>> start
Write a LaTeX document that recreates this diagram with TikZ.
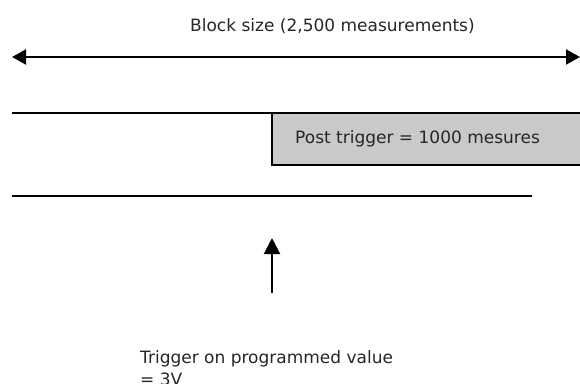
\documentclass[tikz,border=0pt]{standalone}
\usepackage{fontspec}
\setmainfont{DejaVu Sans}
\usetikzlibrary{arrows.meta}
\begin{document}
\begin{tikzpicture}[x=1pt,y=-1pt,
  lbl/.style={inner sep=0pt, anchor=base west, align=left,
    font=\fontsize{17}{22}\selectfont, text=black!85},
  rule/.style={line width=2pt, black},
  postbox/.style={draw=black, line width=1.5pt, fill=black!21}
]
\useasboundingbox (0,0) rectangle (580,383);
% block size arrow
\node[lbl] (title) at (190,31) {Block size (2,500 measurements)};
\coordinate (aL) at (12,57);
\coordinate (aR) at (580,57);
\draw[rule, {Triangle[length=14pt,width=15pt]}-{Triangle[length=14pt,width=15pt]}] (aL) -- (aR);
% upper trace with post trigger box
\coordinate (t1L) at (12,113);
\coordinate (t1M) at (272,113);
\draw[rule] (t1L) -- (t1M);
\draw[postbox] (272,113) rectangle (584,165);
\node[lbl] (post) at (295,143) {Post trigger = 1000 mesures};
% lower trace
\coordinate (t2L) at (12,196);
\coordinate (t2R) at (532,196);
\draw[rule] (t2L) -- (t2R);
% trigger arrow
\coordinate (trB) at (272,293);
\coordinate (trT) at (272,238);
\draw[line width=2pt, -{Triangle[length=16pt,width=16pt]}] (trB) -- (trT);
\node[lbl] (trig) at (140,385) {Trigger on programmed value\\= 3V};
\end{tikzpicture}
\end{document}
>> end
Task to complete =>
Give every line above again exactly, with no pictures.

Exercise response =>
Write a LaTeX document that recreates this diagram with TikZ.
\documentclass[tikz,border=0pt]{standalone}
\usepackage{fontspec}
\setmainfont{DejaVu Sans}
\usetikzlibrary{arrows.meta}
\begin{document}
\begin{tikzpicture}[x=1pt,y=-1pt,
  lbl/.style={inner sep=0pt, anchor=base west, align=left,
    font=\fontsize{17}{22}\selectfont, text=black!85},
  rule/.style={line width=2pt, black},
  postbox/.style={draw=black, line width=1.5pt, fill=black!21}
]
\useasboundingbox (0,0) rectangle (580,383);
% block size arrow
\node[lbl] (title) at (190,31) {Block size (2,500 measurements)};
\coordinate (aL) at (12,57);
\coordinate (aR) at (580,57);
\draw[rule, {Triangle[length=14pt,width=15pt]}-{Triangle[length=14pt,width=15pt]}] (aL) -- (aR);
% upper trace with post trigger box
\coordinate (t1L) at (12,113);
\coordinate (t1M) at (272,113);
\draw[rule] (t1L) -- (t1M);
\draw[postbox] (272,113) rectangle (584,165);
\node[lbl] (post) at (295,143) {Post trigger = 1000 mesures};
% lower trace
\coordinate (t2L) at (12,196);
\coordinate (t2R) at (532,196);
\draw[rule] (t2L) -- (t2R);
% trigger arrow
\coordinate (trB) at (272,293);
\coordinate (trT) at (272,238);
\draw[line width=2pt, -{Triangle[length=16pt,width=16pt]}] (trB) -- (trT);
\node[lbl] (trig) at (140,385) {Trigger on programmed value\\= 3V};
\end{tikzpicture}
\end{document}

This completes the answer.